Did anyone else resolve to make more in 2017? At a loss for new ways to encourage your students to tinker, create, and build?

Whether maker education is old hat or brand new, we could all use inspiration as school starts up again and the weather traps everyone inside. We’ve rounded-up some creative projects—from makers near and far—to try in 2017.

  1. Use Digital Technology to Solve Problems

Educators at the Brookwood School in Manchester, Mass. came up with a unique system to make better use of their school’s 3D printer. It’s one that boosts students’ problem-solving skills, stretches the limits of the technology, and provides practical help to the whole school community. Staff submit requests to a “problem bank.” The young designers come up with solutions to their problems.

Some teachers simply request 3D-printed board game pieces to finish incomplete sets. An art teacher asked students to design clips to mount together mirrors for self-portrait-making. The school’s innovation coordinator challenged the students to create a helicopter-like object that could be used to demonstrate flight. The young designers can see the real-world applications of the skills they are learning—and often benefit from the work themselves. It’s easy to imagine a scaled-up version of the problem-bank project, where students connect with neighbors or city officials to learn about and address problems facing their community. 

  1. Teach the Diverse Cultural History of Making

Maker education can empower young people to explore their own cultural identities and learn about their peers’ backgrounds. On the MakerEd blog, neuroscientist Dorothy Jones-Davis writes that making was a daily experience throughout her working-class childhood, and one that connected her to her predecessors. At home, Jones-Davis didn’t often have new toys, but she learned to fix up old bikes and electronics, and sew new clothes. At Native American summer camp, she enjoyed making traditional cornhusk dolls and woven blankets. “At a young age my dad imparted that as countless generations of our people, black and brown, made—everything from quilts, to buildings, to inventions that changed our world—so we continue this honorable tradition,” she writes.

With glaring gaps in the racial and gender makeup in tech world, it’s important to remember that the history of making is a diverse one. Learners who feel like outsiders in the maker movement might be surprised to learn that many classic projects have roots in their own cultures.
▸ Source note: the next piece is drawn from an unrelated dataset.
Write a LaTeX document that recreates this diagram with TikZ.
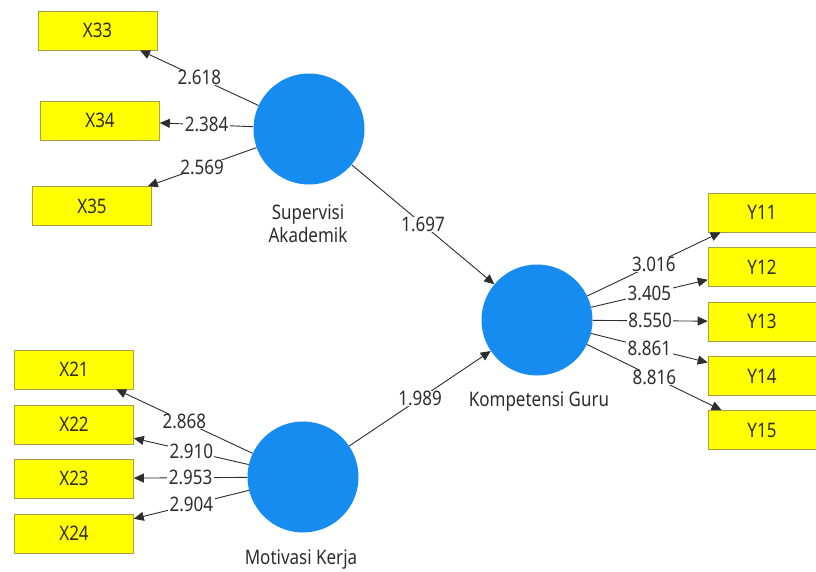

Take a cue from our local Assemble’s upcoming day camp “Who Made That: African American Scientist Discovery Camp.” Kids ages 8-10 can spend Martin Luther King Jr. Day learning about black inventors—like Garrett Morgan who, 100 years ago, created the first automated traffic signal (the precursor to the traffic light), gas masks, and the ziz-zag sewing machine stitch.
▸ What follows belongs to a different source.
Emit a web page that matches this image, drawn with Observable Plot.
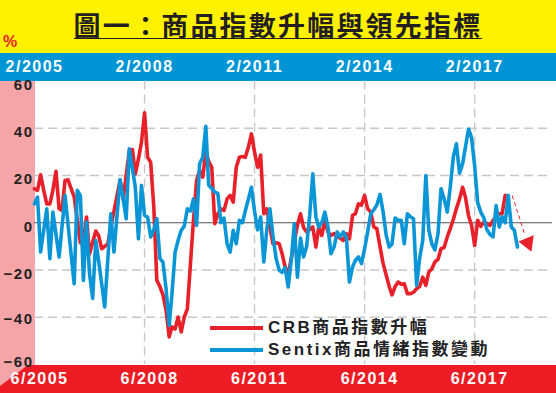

  1. Design ‘Smart’ Clothing

There are some timeless holiday classroom crafts. Decorated shoeboxes for handmade Valentine’s Day cards. Handprint turkeys with feathers glued on sloppily to mark Thanksgiving. What’s the 21st century maker version of celebratory crafting? Stanford’s FabLearn Fellows include some ideas in their “Meaningful Making: Projects and Inspirations for Fab Labs + Makerspaces,” an extensive guide. There’s a technological take on the “ugly Christmas sweater” trend. One of the fellows worked with high school engineering students to create sweaters that not only looked bad, but also lit up, made music, or were edible. The project was the culmination of a semester spent studying conductivity, programming, LEDs, and laser-cutting, and students proudly wore their successes on their sleeves—literally. For younger kids, another fellow recommends 3D-printing monster-shaped candy molds for Halloween.

  1. Build a Telegraph

Passing notes in class is typically frowned upon. Middle school teacher and FabLearn Fellow Heather Allen Pang actually encourages her history students to send messages from one side of the classroom to the other—but they have to build a good old-fashioned telegraph in order to do so. In the FabLearn guide, Pang writes about her own experience learning to build the machine, and gives advice to other educators trying the activity in their classrooms. For makers who are more attached to their modern-day communication technologies, the guide also suggests designing wooden or edible cell phone cases. Those would pair nicely with the emoji pillows a group of middle school students from Environmental Charter School sewed with Assemble.